Set each record down exactly, excluding all images.

Materials provided:
___
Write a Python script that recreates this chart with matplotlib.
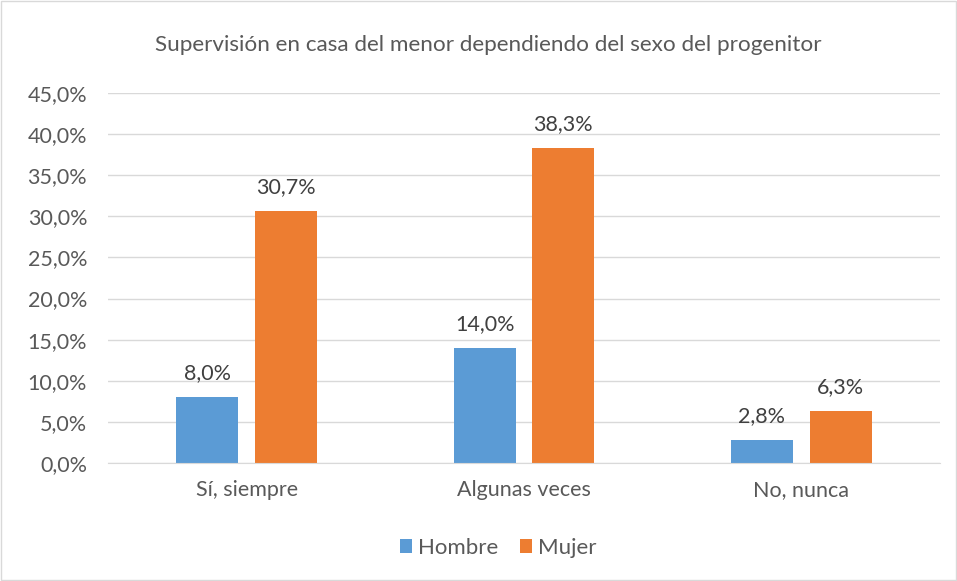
import matplotlib
matplotlib.use("Agg")
import matplotlib.pyplot as plt
from matplotlib.patches import Rectangle
import numpy as np

categories = ["Sí, siempre", "Algunas veces", "No, nunca"]
series_names = ["Hombre", "Mujer"]
hombre = [8.0, 14.0, 2.8]
mujer = [30.7, 38.3, 6.3]
yticks = [0, 5, 10, 15, 20, 25, 30, 35, 40, 45]

plt.rcParams['font.family'] = ['Lato', 'DejaVu Sans']

fig = plt.figure(figsize=(9.57, 5.81), dpi=100)
ax = fig.add_axes([108/957, 118/581, 832/957, 370/581])

x = np.arange(len(categories))
w = 0.224
off = 0.142
c_h = "#5B9BD5"
c_m = "#ED7D31"
b1 = ax.bar(x - off, hombre, w, color=c_h, label=series_names[0], zorder=3)
b2 = ax.bar(x + off, mujer, w, color=c_m, label=series_names[1], zorder=3)

def fmt(v):
    return f"{v:.1f}".replace(".", ",") + "%"

for bars, vals in ((b1, hombre), (b2, mujer)):
    for r, v in zip(bars, vals):
        ax.annotate(fmt(v), (r.get_x() + r.get_width()/2, v), xytext=(0, 10),
                    textcoords="offset points", ha="center", va="bottom",
                    fontsize=15.5, color="#404040")

ax.set_xlim(-0.5, 2.5)
ax.set_ylim(0, 45)
ax.set_yticks(yticks)
ax.set_yticklabels([f"{t:.1f}".replace(".", ",") + "%" for t in yticks])
ax.set_xticks(x)
ax.set_xticklabels(categories)
ax.tick_params(axis="both", length=0, labelsize=15.5, labelcolor="#595959")
ax.tick_params(axis="x", pad=12)
ax.tick_params(axis="y", pad=15)
ax.grid(axis="y", color="#D9D9D9", linewidth=1, zorder=0)
for s in ["top", "right", "left"]:
    ax.spines[s].set_visible(False)
ax.spines["bottom"].set_color("#D9D9D9")
ax.spines["bottom"].set_zorder(4)

fig.text(488/957, 1 - 45/581, "Supervisión en casa del menor dependiendo del sexo del progenitor",
         ha="center", va="center", fontsize=16.2, color="#595959")

leg = fig.legend(handles=[b1, b2], labels=series_names, loc="center", bbox_to_anchor=(498/957, 1 - 548/581),
                 ncol=2, frameon=False, fontsize=16, handlelength=0.55, handleheight=0.55,
                 handletextpad=0.25, columnspacing=1.0)
for t in leg.get_texts():
    t.set_color("#595959")

fig.patches.append(Rectangle((0.001, 0.001), 0.998, 0.997, transform=fig.transFigure,
                             fill=False, edgecolor="#D9D9D9", linewidth=1))

fig.savefig("out.png", dpi=100)
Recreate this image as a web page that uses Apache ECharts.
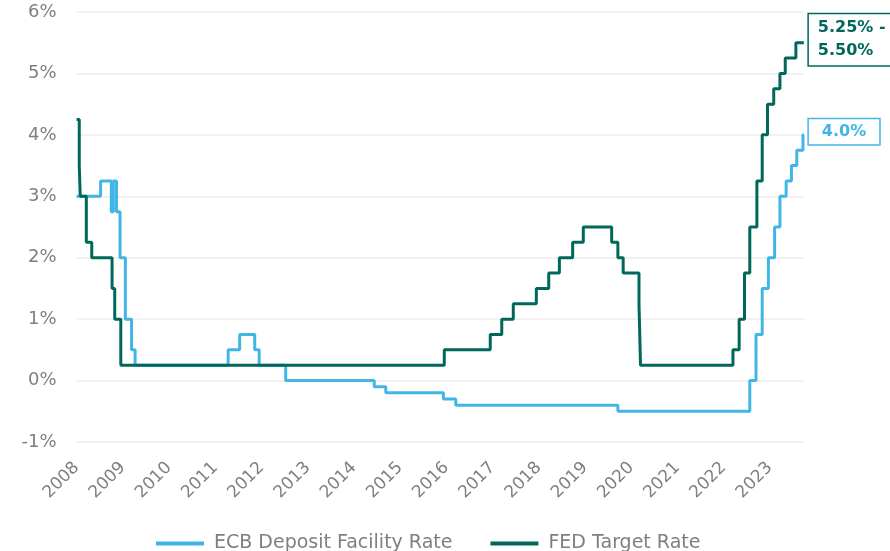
___
Response to this task:
Write a Python script that recreates this chart with matplotlib.
import matplotlib
matplotlib.use("Agg")
import matplotlib.pyplot as plt
from matplotlib.patches import Rectangle
import numpy as np

categories = ["Sí, siempre", "Algunas veces", "No, nunca"]
series_names = ["Hombre", "Mujer"]
hombre = [8.0, 14.0, 2.8]
mujer = [30.7, 38.3, 6.3]
yticks = [0, 5, 10, 15, 20, 25, 30, 35, 40, 45]

plt.rcParams['font.family'] = ['Lato', 'DejaVu Sans']

fig = plt.figure(figsize=(9.57, 5.81), dpi=100)
ax = fig.add_axes([108/957, 118/581, 832/957, 370/581])

x = np.arange(len(categories))
w = 0.224
off = 0.142
c_h = "#5B9BD5"
c_m = "#ED7D31"
b1 = ax.bar(x - off, hombre, w, color=c_h, label=series_names[0], zorder=3)
b2 = ax.bar(x + off, mujer, w, color=c_m, label=series_names[1], zorder=3)

def fmt(v):
    return f"{v:.1f}".replace(".", ",") + "%"

for bars, vals in ((b1, hombre), (b2, mujer)):
    for r, v in zip(bars, vals):
        ax.annotate(fmt(v), (r.get_x() + r.get_width()/2, v), xytext=(0, 10),
                    textcoords="offset points", ha="center", va="bottom",
                    fontsize=15.5, color="#404040")

ax.set_xlim(-0.5, 2.5)
ax.set_ylim(0, 45)
ax.set_yticks(yticks)
ax.set_yticklabels([f"{t:.1f}".replace(".", ",") + "%" for t in yticks])
ax.set_xticks(x)
ax.set_xticklabels(categories)
ax.tick_params(axis="both", length=0, labelsize=15.5, labelcolor="#595959")
ax.tick_params(axis="x", pad=12)
ax.tick_params(axis="y", pad=15)
ax.grid(axis="y", color="#D9D9D9", linewidth=1, zorder=0)
for s in ["top", "right", "left"]:
    ax.spines[s].set_visible(False)
ax.spines["bottom"].set_color("#D9D9D9")
ax.spines["bottom"].set_zorder(4)

fig.text(488/957, 1 - 45/581, "Supervisión en casa del menor dependiendo del sexo del progenitor",
         ha="center", va="center", fontsize=16.2, color="#595959")

leg = fig.legend(handles=[b1, b2], labels=series_names, loc="center", bbox_to_anchor=(498/957, 1 - 548/581),
                 ncol=2, frameon=False, fontsize=16, handlelength=0.55, handleheight=0.55,
                 handletextpad=0.25, columnspacing=1.0)
for t in leg.get_texts():
    t.set_color("#595959")

fig.patches.append(Rectangle((0.001, 0.001), 0.998, 0.997, transform=fig.transFigure,
                             fill=False, edgecolor="#D9D9D9", linewidth=1))

fig.savefig("out.png", dpi=100)
Recreate this image as a web page that uses Apache ECharts.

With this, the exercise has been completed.